TIME

Spotlight Gives a Chilling Peek Beneath Soiled White Collars

Kerry Hayes—Open Road Films Michael Keaton and Mark Ruffalo in Spotlight.

The new film goes inside the Boston Globe investigation of abuse in the Catholic Church

There’s a confessional booth’s worth of bad news in Spotlight, director and co-writer Tom McCarthy’s cauterizing drama about the Boston Globe’s 2002 exposé on priestly pedophilia. The good news, for McCarthy and viewers, is that it all played out in Boston–the Athens of America but also a city that provides implausible deniability: Everyone in power knew what everybody did. And what other people did about it. And whether someone did anything at all.

It’s this sense of community betrayal and misdirected allegiances–it was the Catholic Church, after all–that makes Spotlight an emotional tour de force. “If it takes a village to raise a child,” grumbles a lawyer (Stanley Tucci) who is handling 80-odd abuse cases, “it takes a village to abuse one.” No one is innocent who doesn’t act. Not even the avenging angels of the fourth estate.
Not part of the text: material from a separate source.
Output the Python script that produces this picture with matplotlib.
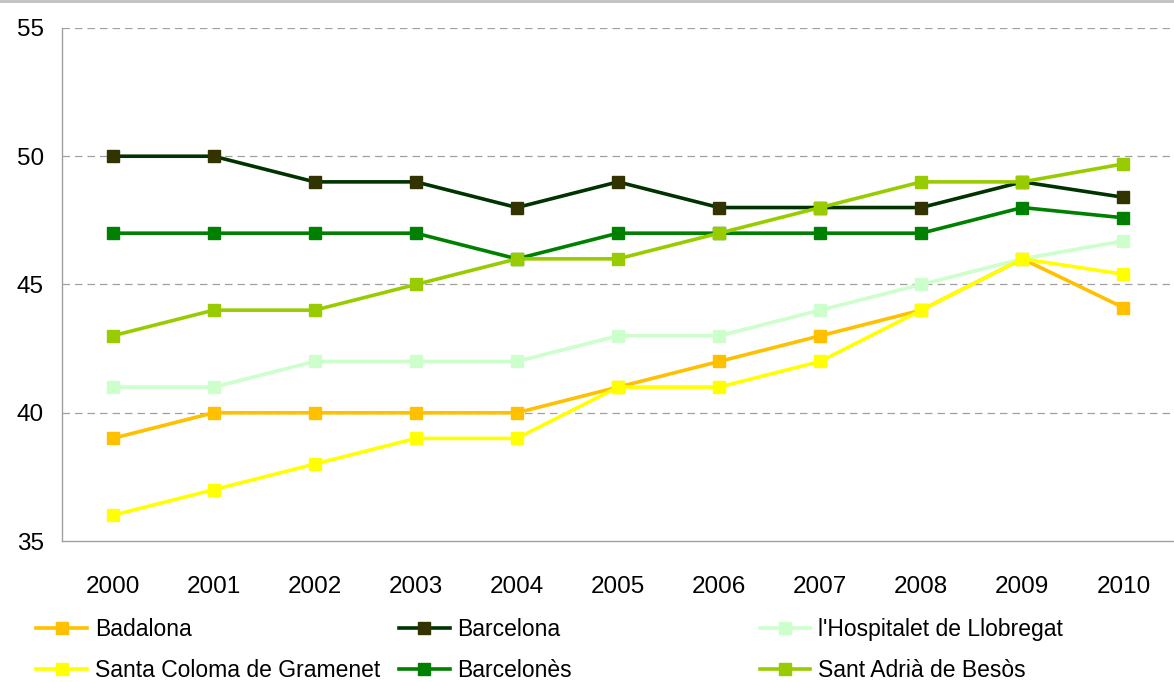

McCarthy lets the facts uncovered by the paper’s Spotlight team of investigative reporters–Sacha Pfeiffer (Rachel McAdams), Michael Rezendes (Mark Ruffalo), Walter “Robby” Robinson (Michael Keaton) and Matty Carroll (Brian d’Arcy James)–speak for themselves. There are few moments of confrontation, unless it’s between a long-unheeded victim of the church and the journalists who have more or less stumbled on a story that’s been festering for years. Deftly avoiding melodrama, McCarthy fills Spotlight with process, showing how fragments of information rise, converge and ultimately metastasize into the story of a decades-long cover-up. There’s a consistent tension between faith and the facts–this is Boston, and everyone’s befogged, both by the unspeakable nature of the crimes and the identities of the perpetrators.